Working capital management, the best way to release tied-up capital

Working capital management is an attempt made by accountants and business owners to strike a balance between profitability and liquidity.


Many people (especially small business owners) either forget or are not aware of the fact that bad-debt has ‘double cost’ – the cost of writing them off and the cost of servicing associated to bad debts until it is been written off.


A lot of fund that would have been put to productive use have been tied up in working capital without being aware of it. Working capitals are those resources at the disposal of a business that are liquid. This is the function of; Receivables, Inventories and Payables.


The Approach I will follow in this article is to x-ray these components of working capital while bringing out the hidden treasure in them (which is the aim of this article).



Trade receivables or trade debtors are liquid asset that is in form of promissory note. A customer buys goods and promise to pay in the future.


Good receivable management has four key stages VIZ:

  • Policy formulation stage. At this stage, a framework that will guide credit involvement of the business is drawn. Elements of the framework to be considered include; establishing the terms of trade such as the period of credit offered and early settlement discount to be given, whether to charge interest on overdue amount, credit access procedures, action to be taken in the case of defiance etc. in fact, this is the agreement stage if you permit me to use that word.
  • Credit worthiness assessment stage. Information relating to intending credit customer is analysed here. Information could be sourced from banks, or other credit rating agencies. The greater the amount to be granted as credit, the greater the need for proper reference from the right authority.
  • Credit control stage. Receivables record must be monitored continually. This primarily is the responsibility of sales ledger administration department.
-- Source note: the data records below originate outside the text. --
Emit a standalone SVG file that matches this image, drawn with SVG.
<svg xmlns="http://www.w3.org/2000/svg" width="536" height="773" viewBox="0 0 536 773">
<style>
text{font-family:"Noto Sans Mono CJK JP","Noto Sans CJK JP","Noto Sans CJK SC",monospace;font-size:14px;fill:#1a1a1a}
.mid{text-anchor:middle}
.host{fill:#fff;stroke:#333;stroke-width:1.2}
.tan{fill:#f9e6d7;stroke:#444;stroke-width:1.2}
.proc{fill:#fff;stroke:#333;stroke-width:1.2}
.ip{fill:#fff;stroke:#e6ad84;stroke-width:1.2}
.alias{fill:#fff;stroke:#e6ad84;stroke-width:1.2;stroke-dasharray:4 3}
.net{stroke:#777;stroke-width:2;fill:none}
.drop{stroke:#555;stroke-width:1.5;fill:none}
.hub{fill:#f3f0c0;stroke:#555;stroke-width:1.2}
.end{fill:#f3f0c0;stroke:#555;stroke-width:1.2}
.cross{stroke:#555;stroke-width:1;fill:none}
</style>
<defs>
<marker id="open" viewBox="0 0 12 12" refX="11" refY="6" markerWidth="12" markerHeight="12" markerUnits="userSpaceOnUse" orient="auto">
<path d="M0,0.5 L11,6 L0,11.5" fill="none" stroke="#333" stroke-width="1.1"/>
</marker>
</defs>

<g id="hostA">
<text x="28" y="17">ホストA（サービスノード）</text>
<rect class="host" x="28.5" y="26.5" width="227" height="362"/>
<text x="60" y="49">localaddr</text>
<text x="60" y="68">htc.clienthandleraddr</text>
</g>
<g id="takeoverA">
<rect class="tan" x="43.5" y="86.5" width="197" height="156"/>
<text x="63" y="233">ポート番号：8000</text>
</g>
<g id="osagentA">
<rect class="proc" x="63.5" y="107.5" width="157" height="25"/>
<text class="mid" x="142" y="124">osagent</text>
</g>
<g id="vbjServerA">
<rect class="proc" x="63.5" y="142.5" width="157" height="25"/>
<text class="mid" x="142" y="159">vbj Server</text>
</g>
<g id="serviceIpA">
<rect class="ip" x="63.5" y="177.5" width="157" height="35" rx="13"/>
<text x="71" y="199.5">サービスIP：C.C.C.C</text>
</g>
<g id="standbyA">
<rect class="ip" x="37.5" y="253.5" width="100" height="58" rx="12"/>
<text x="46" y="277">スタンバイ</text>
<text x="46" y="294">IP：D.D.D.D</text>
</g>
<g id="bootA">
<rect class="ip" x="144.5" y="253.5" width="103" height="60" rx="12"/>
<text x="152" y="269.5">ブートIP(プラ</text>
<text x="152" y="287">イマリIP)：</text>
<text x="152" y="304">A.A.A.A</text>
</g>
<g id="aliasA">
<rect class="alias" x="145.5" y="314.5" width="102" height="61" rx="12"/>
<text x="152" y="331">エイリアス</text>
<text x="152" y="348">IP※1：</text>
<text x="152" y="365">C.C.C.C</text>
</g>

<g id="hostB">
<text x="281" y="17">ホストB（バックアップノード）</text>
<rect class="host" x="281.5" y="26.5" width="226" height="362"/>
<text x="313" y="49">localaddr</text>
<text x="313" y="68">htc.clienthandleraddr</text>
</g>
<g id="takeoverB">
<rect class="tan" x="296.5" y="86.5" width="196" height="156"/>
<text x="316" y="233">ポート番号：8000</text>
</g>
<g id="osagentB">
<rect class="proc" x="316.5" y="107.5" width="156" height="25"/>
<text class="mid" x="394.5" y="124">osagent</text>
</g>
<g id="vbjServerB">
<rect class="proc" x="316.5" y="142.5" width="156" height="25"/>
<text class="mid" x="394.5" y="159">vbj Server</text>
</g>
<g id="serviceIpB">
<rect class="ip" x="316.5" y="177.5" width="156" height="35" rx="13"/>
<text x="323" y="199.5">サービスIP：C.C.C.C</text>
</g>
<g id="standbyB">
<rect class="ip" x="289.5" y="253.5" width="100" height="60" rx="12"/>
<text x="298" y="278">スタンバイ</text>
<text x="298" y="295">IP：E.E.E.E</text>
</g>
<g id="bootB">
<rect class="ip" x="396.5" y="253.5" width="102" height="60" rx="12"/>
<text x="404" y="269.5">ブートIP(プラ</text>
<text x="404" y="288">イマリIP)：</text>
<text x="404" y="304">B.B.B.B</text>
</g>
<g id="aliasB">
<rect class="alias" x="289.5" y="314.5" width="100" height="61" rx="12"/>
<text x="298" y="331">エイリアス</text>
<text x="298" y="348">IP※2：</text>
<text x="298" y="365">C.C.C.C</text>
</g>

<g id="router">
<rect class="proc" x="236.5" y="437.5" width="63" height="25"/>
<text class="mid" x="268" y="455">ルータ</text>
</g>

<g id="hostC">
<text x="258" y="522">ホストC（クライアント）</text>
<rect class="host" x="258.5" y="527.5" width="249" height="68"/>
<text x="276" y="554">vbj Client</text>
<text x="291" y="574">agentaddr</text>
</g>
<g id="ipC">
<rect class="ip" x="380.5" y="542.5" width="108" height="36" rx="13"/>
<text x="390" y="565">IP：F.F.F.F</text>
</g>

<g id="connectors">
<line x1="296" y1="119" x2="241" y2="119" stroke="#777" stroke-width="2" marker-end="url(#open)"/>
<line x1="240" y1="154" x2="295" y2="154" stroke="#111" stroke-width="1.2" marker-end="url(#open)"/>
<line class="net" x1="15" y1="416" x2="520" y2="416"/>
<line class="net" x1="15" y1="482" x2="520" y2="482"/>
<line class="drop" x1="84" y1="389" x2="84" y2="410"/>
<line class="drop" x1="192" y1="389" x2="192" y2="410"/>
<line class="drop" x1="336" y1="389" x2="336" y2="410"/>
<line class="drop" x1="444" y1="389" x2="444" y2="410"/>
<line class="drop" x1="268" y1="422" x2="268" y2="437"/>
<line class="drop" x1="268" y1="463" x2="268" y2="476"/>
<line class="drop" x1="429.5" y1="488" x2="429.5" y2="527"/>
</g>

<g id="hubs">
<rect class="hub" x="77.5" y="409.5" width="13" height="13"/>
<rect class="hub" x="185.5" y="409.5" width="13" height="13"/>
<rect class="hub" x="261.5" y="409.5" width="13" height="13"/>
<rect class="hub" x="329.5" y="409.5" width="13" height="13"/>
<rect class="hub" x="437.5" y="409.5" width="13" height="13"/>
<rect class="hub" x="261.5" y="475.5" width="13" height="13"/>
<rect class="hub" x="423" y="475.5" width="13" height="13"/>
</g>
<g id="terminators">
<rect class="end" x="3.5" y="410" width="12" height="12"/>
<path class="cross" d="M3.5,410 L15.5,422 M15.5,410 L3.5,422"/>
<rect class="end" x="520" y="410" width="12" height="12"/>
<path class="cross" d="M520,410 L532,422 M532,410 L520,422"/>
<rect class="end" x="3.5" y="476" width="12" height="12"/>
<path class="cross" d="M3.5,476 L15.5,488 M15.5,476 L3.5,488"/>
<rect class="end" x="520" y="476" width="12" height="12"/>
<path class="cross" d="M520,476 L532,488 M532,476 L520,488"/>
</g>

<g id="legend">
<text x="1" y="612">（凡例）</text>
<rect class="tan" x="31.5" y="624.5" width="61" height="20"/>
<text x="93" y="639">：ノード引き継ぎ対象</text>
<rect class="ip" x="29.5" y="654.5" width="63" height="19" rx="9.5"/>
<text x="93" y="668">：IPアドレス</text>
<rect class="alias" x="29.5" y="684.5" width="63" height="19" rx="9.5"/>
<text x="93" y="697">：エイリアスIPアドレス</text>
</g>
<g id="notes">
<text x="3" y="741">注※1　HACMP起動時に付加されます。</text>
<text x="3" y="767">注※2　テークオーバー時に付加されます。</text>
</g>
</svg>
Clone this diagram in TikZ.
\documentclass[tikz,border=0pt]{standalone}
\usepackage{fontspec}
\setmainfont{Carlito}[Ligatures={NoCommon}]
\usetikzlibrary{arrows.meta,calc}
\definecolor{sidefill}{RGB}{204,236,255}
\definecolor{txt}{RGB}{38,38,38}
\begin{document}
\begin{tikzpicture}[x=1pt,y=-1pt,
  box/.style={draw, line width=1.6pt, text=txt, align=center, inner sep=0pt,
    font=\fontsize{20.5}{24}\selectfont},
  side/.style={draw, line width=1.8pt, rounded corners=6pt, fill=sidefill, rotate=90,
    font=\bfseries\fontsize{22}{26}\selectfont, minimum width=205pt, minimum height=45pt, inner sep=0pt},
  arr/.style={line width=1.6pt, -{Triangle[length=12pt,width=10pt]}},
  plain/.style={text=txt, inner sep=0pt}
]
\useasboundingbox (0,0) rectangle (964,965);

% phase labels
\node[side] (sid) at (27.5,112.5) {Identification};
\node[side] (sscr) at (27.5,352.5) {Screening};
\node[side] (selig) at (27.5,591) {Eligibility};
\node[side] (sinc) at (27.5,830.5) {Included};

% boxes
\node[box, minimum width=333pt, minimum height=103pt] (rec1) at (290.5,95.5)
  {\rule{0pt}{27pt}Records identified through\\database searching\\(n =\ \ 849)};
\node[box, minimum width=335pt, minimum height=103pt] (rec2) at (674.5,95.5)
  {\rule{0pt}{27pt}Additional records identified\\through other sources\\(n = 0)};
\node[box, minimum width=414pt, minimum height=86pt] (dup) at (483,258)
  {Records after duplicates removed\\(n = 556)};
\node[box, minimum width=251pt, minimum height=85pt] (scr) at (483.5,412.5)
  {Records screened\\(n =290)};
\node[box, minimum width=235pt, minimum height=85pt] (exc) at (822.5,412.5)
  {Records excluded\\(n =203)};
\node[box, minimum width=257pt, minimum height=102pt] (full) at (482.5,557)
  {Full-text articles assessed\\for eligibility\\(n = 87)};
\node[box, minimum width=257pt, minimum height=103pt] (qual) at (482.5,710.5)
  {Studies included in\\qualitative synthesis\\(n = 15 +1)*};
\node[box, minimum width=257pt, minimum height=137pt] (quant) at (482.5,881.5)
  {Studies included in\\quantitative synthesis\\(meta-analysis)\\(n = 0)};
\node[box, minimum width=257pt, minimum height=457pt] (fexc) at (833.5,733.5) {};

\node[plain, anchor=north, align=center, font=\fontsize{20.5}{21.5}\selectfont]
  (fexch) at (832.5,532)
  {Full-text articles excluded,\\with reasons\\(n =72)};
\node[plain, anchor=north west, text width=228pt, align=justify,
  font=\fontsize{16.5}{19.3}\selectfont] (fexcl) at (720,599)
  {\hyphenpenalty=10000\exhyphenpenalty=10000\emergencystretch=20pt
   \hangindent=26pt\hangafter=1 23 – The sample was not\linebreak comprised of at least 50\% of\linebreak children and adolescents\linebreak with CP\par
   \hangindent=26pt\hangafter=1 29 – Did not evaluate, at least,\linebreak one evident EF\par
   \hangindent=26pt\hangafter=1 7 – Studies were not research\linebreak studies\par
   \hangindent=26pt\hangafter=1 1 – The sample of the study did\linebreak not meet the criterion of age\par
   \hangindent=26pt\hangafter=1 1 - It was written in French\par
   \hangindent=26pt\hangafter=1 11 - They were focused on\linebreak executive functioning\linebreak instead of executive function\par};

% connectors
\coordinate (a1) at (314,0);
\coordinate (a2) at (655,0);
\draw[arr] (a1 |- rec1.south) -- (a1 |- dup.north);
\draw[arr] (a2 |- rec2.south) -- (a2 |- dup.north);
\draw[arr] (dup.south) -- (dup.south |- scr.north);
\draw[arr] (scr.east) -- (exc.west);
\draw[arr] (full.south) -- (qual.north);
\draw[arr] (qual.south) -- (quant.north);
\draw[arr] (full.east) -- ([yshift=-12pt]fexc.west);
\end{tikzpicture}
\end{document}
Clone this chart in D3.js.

Smaller businesses are however not advised to have a separate department for this function. Companies can use anything to class customers. My company use ‘star’ (star1, star2,…star5) Star5 being the category of customers with the most privilege. People in this class are given the longest credit term. Note however that this is frequently reviewed so that customers can be re-classed according to their prevailing circumstances. A customer’s payment record and account receivable aging analysis is examined on a recurring basis.
  • Collection and action stage. This is the second most important stage after the policy formulation stage. A proper collection system should be used. A system that will not allow customers to play prangs on the company. Also, systematic steps should be followed to recover overdue amounts. The use of reminder, visits, phone calls, refusal to grant further credit, use of a specialist debt collecting agency or legal action- as a last resort. However the company chooses to go about this, the cost-benefit concept should always be borne in mind. I.e. the administrative costs and other costs incurred in debt collection should not exceed the benefits from incurring those costs. The financial and non-financial effects of contracting a factor should also be evaluated.


The over all aim of receivable management is to reduce the receivable days. What this will do for the business is that it will release funds for further production, save the finance cost that would have otherwise been paid to banks and allow the company to take advantage of early settlement discount from its suppliers.



Inventories comprise of both; raw materials, WIP (work-in-progress) and finished goods. Depending on the company’s circumstance, inventory management techniques like JIT (just-in-time) and EOQ (economic order quantity) can be used. JIT for instance is an inventory management philosophy that advocates zero and defect-less inventory at all time.


This technique has some useful potential that can be used to release a sum of money but is not appropriate to all sectors. An example is the hospital. A stock-out that is a major drawback of JIT could prove disastrous in hospitals.


EOQ has some of its own drawback hinged on the assumptions upon which it is based. The aim of this exercise is to reduce inventory days (i.e. to reduce the number of days that cash is being tied down in stock). Again, this will release the cash for other productive uses. If you have to keep inventory, the best way to manage and track stock is by using a vertical storage carousel.



Unlike the other components of working capital management, the aim of payables management is to increase the payables days. The primary legal and ethical means of doing this is to re-negotiate with your suppliers. This however, should be done with caution so as not to be enlisted in the black list of different suppliers.


In conclusion, proper working capital management is a goldmine that any business can easily tap into to release quantum cash. Working capital management is of three kinds, Aggressive, Conservative and Moderate (Modest) method. The one to choose is dependent on the circumstances of the business and the appetite of the company towards risk.